Friday, the U.S. Labor Department said its U.S. Consumer Price Index declined 0.1% in December, after November’s unchanged reading The data was in line with consensus forecasts. For the year, headline inflation rose 1.9%.
According to the report, a drop in gasoline prices was the biggest factor on tame price pressures last month. The gasoline index dropped 7.5% last month.
“This decline more than offset increases in several indexes including shelter, food, and other energy components,” the report said.
In total, the energy index fell 3.5% last month.
Monthly core inflation, which strips out volatile food and energy costs, rose 0.2%, following a 0.2% increase in November. Economists were expecting to see a 0.2% rise in price pressures.
For the year core inflation rose 2.2%, unchanged from November’s reading.
Gold prices have been maintaining a fairly even keel as pries hold on to most of its recent gains, trading near a six-month high. The in-line economic data is having little impact on the yellow metal. February gold futures last traded at $1.291.70 an ounce, up 0.35% on the day.
Inflation data has seen renewed focus from markets as this could be the one factor that determines how aggressive the Federal Reserve will be in raising interest rates this year.
Thursday at an event in Washington, Federal Reserve Chairman Jerome Powell, reiterated his stance that because of tame inflation pressures, the central bank can be patient and wait to see how the economy does to determine the next interest rate hike.
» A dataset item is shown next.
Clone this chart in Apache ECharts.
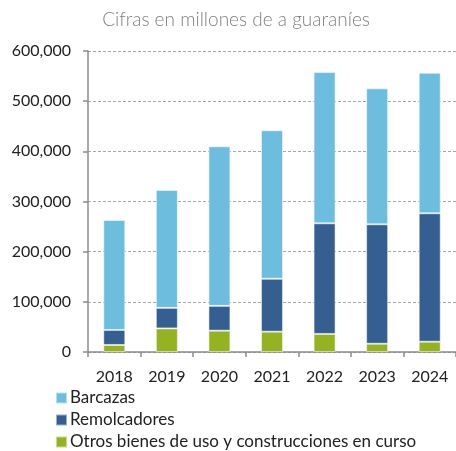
<!DOCTYPE html>
<html>
<head>
<meta charset="utf-8">
<script src="https://cdn.jsdelivr.net/npm/echarts@6/dist/echarts.min.js"></script>
<style>
  html, body { margin: 0; padding: 0; background: #fff; }
  #chart { width: 456px; height: 451px; }
</style>
</head>
<body>
<div id="chart"></div>
<script>
  // datos
  const years = ['2018', '2019', '2020', '2021', '2022', '2023', '2024']
  const otros = [14000, 47000, 42500, 40500, 36000, 16500, 20500]
  const remolcadores = [30000, 41000, 49500, 105500, 220500, 238000, 256000]
  const barcazas = [219000, 235000, 318000, 296000, 301500, 271000, 280000]
  const yTicks = [0, 100000, 200000, 300000, 400000, 500000, 600000]

  const font = 'Lato, "Liberation Sans", sans-serif'
  const chart = echarts.init(document.getElementById('chart'))

  const barStyle = (color) => ({
    color: color,
    borderColor: 'rgba(255,255,255,0.5)',
    borderWidth: 1
  })

  chart.setOption({
    animation: false,
    title: {
      text: 'Cifras en millones de a guaraníes',
      left: 231,
      textAlign: 'center',
      top: 5,
      textStyle: { fontFamily: font, fontWeight: 300, fontSize: 19, color: '#808080' }
    },
    legend: {
      orient: 'vertical',
      left: 50,
      top: 384,
      height: 66,
      itemWidth: 11,
      itemHeight: 11,
      itemGap: 4,
      icon: 'rect',
      data: ['Barcazas', 'Remolcadores', 'Otros bienes de uso y construcciones en curso'],
      textStyle: { fontFamily: font, fontSize: 17, lineHeight: 18, color: '#222', padding: [0, 0, 0, -2] }
    },
    grid: { left: 88, right: 0, top: 51, bottom: 99 },
    xAxis: {
      type: 'category',
      data: years,
      axisLine: { lineStyle: { color: '#8c8c8c', width: 1.5 } },
      axisTick: { show: true, length: 5, lineStyle: { color: '#8c8c8c', width: 1.5 } },
      axisLabel: { fontFamily: font, fontSize: 16, color: '#222', margin: 17 }
    },
    yAxis: {
      type: 'value',
      min: yTicks[0],
      max: yTicks[yTicks.length - 1],
      interval: 100000,
      axisLine: { show: true, lineStyle: { color: '#8c8c8c', width: 1.5 } },
      axisTick: { show: true, length: 5, lineStyle: { color: '#8c8c8c', width: 1.5 } },
      axisLabel: {
        fontFamily: font, fontSize: 16, color: '#222', margin: 17,
        formatter: (v) => v.toLocaleString('en-US')
      },
      splitLine: { lineStyle: { color: '#a6a6a6', type: [3, 2], width: 1 } }
    },
    series: [
      {
        name: 'Otros bienes de uso y construcciones en curso',
        type: 'bar', stack: 'total', barWidth: 22,
        data: otros, itemStyle: barStyle('#95b320')
      },
      {
        name: 'Remolcadores',
        type: 'bar', stack: 'total', barWidth: 22,
        data: remolcadores, itemStyle: barStyle('#365f91')
      },
      {
        name: 'Barcazas',
        type: 'bar', stack: 'total', barWidth: 22,
        data: barcazas, itemStyle: barStyle('#6dbddf')
      }
    ]
  })
</script>
</body>
</html>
Katherine Judge, senior economist at CIBC World Markets, said that the latest inflation data supports the view that the Federal Reserve can be patient on future rate hikes.
“With little indication here that the acceleration in wage pressures or tariffs are causing any pickup in inflation, the Fed can take a pause in Q1 on raising rates to assess the health of growth indicators,” she said. “As such, we continue to expect only one hike in 2019, materializing in Q2.”